# Start of DATA

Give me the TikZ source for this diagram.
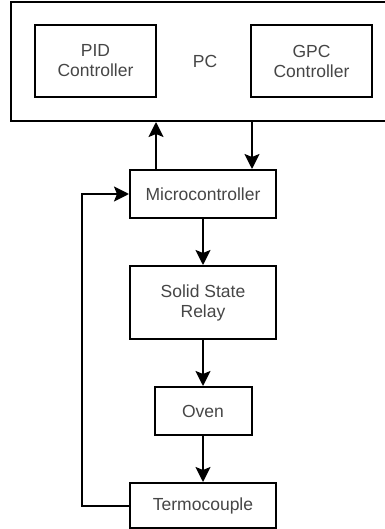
\documentclass[tikz,border=0pt]{standalone}
\usepackage{fontspec}
\setmainfont{Liberation Sans}
\usepackage{tikz}
\usetikzlibrary{shapes, arrows.meta, calc}
\definecolor{labelGray}{RGB}{70,70,70}
\tikzstyle{pcBox}        = [rectangle,
                            minimum width=388pt,
                            minimum height=119pt,
                            inner sep=0pt,
                            draw=black,
                            line width=2pt]
\tikzstyle{ctrlBox}      = [rectangle,
                            minimum width=121pt,
                            minimum height=72pt,
                            text centered,
                            align=center,
                            draw=black,
                            line width=2pt]
\tikzstyle{block}        = [rectangle,
                            minimum width=146pt,
                            minimum height=48pt,
                            text centered,
                            align=center,
                            draw=black,
                            line width=2pt]
\tikzstyle{arrow}        = [line width=2pt, -{Stealth[length=15pt,width=15pt,inset=3pt]}]

\begin{document}
\begin{tikzpicture}[x=1pt, y=1pt, font=\fontsize{17.5}{20}\selectfont, text=labelGray]
        \useasboundingbox (0,0) rectangle (384,-529);

        \node [pcBox] (PC) at (205,-61.5) {PC};

        \node [ctrlBox] (PID) at ([shift={(-109.5,0.5)}] PC) {PID \\ Controller};
        \node [ctrlBox] (GPC) at ([shift={(106.5,0.5)}] PC) {GPC \\ Controller};

        \node [block] (Micro)  at ([shift={(-2,-132.5)}] PC) {Microcontroller};
        \node [block, minimum height=73pt] (SSR) at ([shift={(0,-108.5)}] Micro) {Solid State \\ Relay};
        \node [block, minimum width=97pt] (Oven) at ([shift={(0,-108.5)}] SSR) {Oven};
        \node [block, minimum height=45pt] (Termo) at ([shift={(0,-94.5)}] Oven) {Termocouple};

        \draw [arrow] ([xshift=-47pt]Micro.north) -- ([xshift=-47pt]Micro.north |- PC.south);
        \draw [arrow] ([xshift=49pt]Micro.north |- PC.south) -- ([xshift=49pt]Micro.north);

        \draw [arrow] (Micro) -- (SSR);
        \draw [arrow] (SSR) -- (Oven);
        \draw [arrow] (Oven) -- (Termo);

        % feedback loop
        \draw [arrow] (Termo.west) -- ++(-47,0) |- (Micro.west);

    \end{tikzpicture}
\end{document}
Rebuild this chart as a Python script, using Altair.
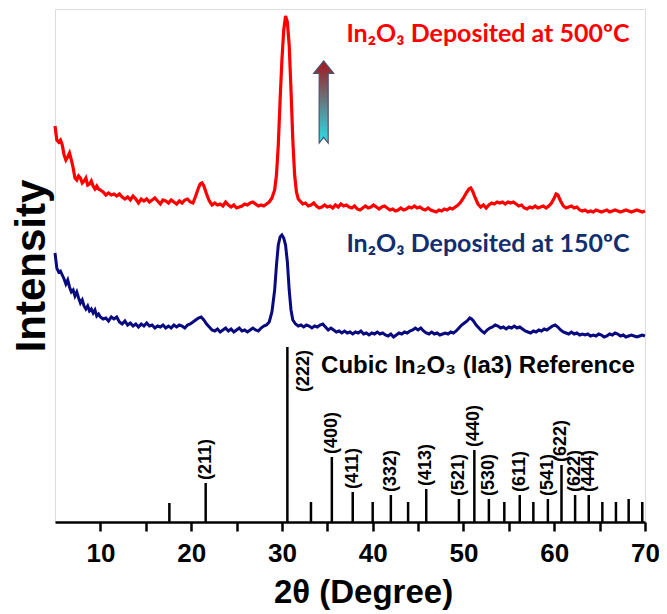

# End of DATA

◆ **SET PROBLEM**
Would you return the data exactly as written, without the pictures?

◆ **COMPLETE RESPONSE**
Give me the TikZ source for this diagram.
\documentclass[tikz,border=0pt]{standalone}
\usepackage{fontspec}
\setmainfont{Liberation Sans}
\usepackage{tikz}
\usetikzlibrary{shapes, arrows.meta, calc}
\definecolor{labelGray}{RGB}{70,70,70}
\tikzstyle{pcBox}        = [rectangle,
                            minimum width=388pt,
                            minimum height=119pt,
                            inner sep=0pt,
                            draw=black,
                            line width=2pt]
\tikzstyle{ctrlBox}      = [rectangle,
                            minimum width=121pt,
                            minimum height=72pt,
                            text centered,
                            align=center,
                            draw=black,
                            line width=2pt]
\tikzstyle{block}        = [rectangle,
                            minimum width=146pt,
                            minimum height=48pt,
                            text centered,
                            align=center,
                            draw=black,
                            line width=2pt]
\tikzstyle{arrow}        = [line width=2pt, -{Stealth[length=15pt,width=15pt,inset=3pt]}]

\begin{document}
\begin{tikzpicture}[x=1pt, y=1pt, font=\fontsize{17.5}{20}\selectfont, text=labelGray]
        \useasboundingbox (0,0) rectangle (384,-529);

        \node [pcBox] (PC) at (205,-61.5) {PC};

        \node [ctrlBox] (PID) at ([shift={(-109.5,0.5)}] PC) {PID \\ Controller};
        \node [ctrlBox] (GPC) at ([shift={(106.5,0.5)}] PC) {GPC \\ Controller};

        \node [block] (Micro)  at ([shift={(-2,-132.5)}] PC) {Microcontroller};
        \node [block, minimum height=73pt] (SSR) at ([shift={(0,-108.5)}] Micro) {Solid State \\ Relay};
        \node [block, minimum width=97pt] (Oven) at ([shift={(0,-108.5)}] SSR) {Oven};
        \node [block, minimum height=45pt] (Termo) at ([shift={(0,-94.5)}] Oven) {Termocouple};

        \draw [arrow] ([xshift=-47pt]Micro.north) -- ([xshift=-47pt]Micro.north |- PC.south);
        \draw [arrow] ([xshift=49pt]Micro.north |- PC.south) -- ([xshift=49pt]Micro.north);

        \draw [arrow] (Micro) -- (SSR);
        \draw [arrow] (SSR) -- (Oven);
        \draw [arrow] (Oven) -- (Termo);

        % feedback loop
        \draw [arrow] (Termo.west) -- ++(-47,0) |- (Micro.west);

    \end{tikzpicture}
\end{document}
Rebuild this chart as a Python script, using Altair.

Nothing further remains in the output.